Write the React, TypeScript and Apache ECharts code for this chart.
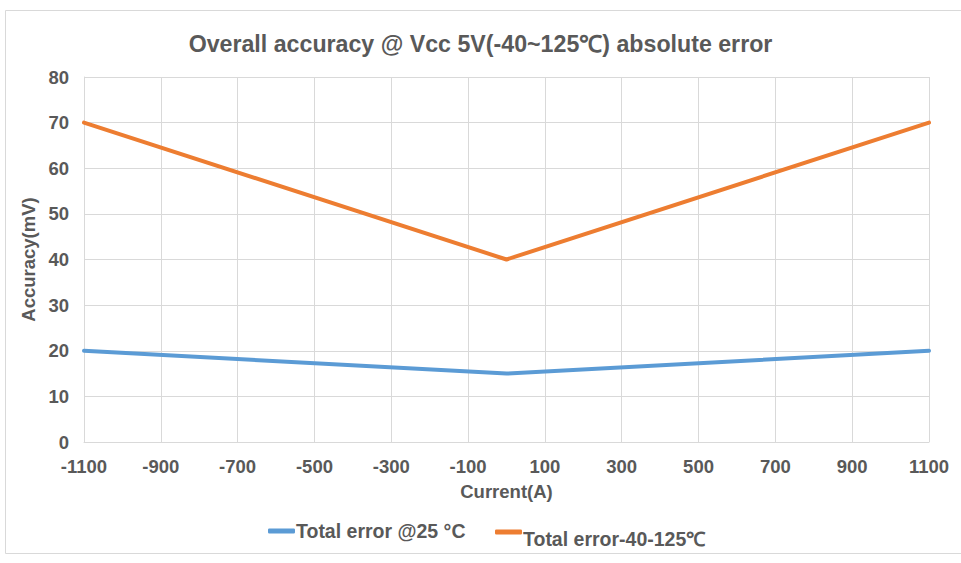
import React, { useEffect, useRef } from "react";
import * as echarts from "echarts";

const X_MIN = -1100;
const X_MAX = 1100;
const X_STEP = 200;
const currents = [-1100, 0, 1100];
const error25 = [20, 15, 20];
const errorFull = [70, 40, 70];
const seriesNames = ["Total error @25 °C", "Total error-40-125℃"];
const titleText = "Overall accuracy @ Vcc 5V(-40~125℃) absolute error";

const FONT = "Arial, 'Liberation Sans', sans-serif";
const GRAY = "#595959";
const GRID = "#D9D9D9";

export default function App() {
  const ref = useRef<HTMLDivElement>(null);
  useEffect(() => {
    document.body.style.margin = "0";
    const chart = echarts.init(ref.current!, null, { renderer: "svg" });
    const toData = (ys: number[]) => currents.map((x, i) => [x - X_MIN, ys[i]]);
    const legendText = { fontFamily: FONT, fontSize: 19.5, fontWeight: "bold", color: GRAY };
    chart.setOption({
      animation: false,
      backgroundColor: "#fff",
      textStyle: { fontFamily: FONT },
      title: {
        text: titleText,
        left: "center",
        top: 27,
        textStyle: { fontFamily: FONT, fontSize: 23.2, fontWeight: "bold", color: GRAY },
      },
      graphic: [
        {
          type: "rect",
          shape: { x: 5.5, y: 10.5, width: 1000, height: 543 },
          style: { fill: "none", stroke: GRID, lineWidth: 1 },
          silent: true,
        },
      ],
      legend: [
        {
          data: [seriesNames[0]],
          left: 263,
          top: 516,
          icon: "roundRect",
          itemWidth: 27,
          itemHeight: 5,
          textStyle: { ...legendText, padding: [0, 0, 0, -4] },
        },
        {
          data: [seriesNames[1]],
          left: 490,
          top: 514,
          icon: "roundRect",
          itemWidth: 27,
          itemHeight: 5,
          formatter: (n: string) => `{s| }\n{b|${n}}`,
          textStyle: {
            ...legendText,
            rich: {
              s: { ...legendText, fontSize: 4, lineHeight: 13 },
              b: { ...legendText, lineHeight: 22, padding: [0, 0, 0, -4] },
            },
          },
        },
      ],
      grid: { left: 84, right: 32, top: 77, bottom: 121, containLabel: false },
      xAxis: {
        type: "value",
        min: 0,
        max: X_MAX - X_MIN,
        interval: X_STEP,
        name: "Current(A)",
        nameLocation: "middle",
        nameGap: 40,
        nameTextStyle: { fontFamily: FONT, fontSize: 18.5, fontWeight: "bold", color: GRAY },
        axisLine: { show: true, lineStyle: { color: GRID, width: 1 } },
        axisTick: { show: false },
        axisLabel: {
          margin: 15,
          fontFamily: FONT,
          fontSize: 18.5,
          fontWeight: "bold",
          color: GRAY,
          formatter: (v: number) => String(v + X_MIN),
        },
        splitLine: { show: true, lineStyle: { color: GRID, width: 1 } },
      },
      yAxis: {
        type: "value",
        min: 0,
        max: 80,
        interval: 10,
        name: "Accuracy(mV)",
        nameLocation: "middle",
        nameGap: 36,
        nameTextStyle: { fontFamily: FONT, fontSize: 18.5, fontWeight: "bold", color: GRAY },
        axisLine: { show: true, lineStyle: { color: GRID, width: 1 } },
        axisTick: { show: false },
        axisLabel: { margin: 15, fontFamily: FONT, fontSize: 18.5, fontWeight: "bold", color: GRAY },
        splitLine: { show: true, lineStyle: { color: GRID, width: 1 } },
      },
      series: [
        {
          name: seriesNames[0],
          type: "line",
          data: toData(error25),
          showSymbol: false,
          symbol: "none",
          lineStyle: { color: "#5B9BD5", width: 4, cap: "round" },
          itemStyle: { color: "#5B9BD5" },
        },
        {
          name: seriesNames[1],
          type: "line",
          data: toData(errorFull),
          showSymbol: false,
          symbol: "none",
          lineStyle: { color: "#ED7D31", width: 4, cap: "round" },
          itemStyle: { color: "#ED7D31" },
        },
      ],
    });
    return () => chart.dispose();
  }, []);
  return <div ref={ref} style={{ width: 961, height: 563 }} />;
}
┄┄┄┄┄┄
→ Written exercise
Leave out the pictures, then repeat the listing above exactly from its first line to the line with "import * as", inclusive.

→ Task answer
Write the React, TypeScript and Apache ECharts code for this chart.
import React, { useEffect, useRef } from "react";
import * as echarts from "echarts";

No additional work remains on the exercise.